Diana Thater, "Colorvision," 2016. Installtion view, 1301PE. Image by Fredrik Nilsen. 

FLAUNT: Colorvision - Artist Diana Thater’s Solo Exhibition at 1301PE

Ricardo Alessio November 2, 2016

L.A.-based artist Diana Thater's mind-bending artwork is so effective in part because of an often overlooked aspect of her artistic process–installation. Thater deeply considers setting in her work, and utilizes space in a way that that emphasizes the architecture and the surfaces upon which she shows her pieces so that the room itself becomes a part of the art. Fortunate, then, that the 1301PE Gallery at 6150 Wilshire Blvd., within spitting distance of the LACMA (where Thater was recently honored with a comprehensive mid-career survey), offers beautiful territory for her explore in her ninth exhibition with the gallery, titled Colorvision, and currently on view until November 5th.
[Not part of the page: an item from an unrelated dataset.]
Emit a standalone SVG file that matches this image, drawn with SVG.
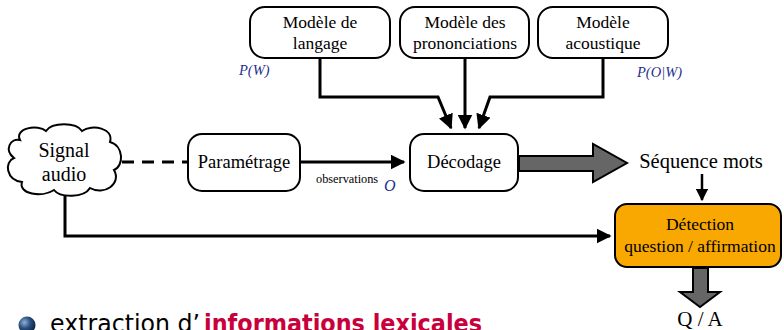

Thater's highly innovative work has been transformative in the world of projection art and video installation. Since the early '90s she has continued to expand the medium in which she works, incorporating a formal and technical element into her artmaking process. This embrace of technology may seem at first thematically incongruent with the subjects of her artwork, which often explore the conflicts between human culture and civilization and nature, but Thater insists that "visible technology, beauty and pleasure (which are one and the same) are not antithetical to one another but may exist simultaneously in the work of art and may produce the sublime."

As 1301PE Gallery describes the series, "Colorvision consists of 8 individual monitor pieces. Each vertically-hung monitor displays the name of a color along with a bouquet of flowers in a different, complimentary, color. The colors used are those of the video spectrum: red, green, blue (primaries); cyan, magenta, yellow (secondaries); purple and orange (tertiary). The word "RED", for example, appears with cyan flowers, while the word "CYAN" appears with red flowers. The series is based on a neurological test that is given to people to decipher the relationship between sensation and language." Thater is interested in this conflict in how we discern visual and textual information, and she suggests that it illuminates something fundamental in how we perceive art: "It's especially difficult for a viewer to think about color and language simultaneously and the dichotomy, when shown one color but asked to read the name of it's opposite, forces a rupture between the two. The question is: Does reason or sensation dominate our experience of art?"

It's been a busy year for Thater and there's no sign she's slowing down, with a solo show opening last week at the MCA in Chicago and more showings in the pipeline for this year. Catch Colorvision while you can though–it closes this week and it should not be missed.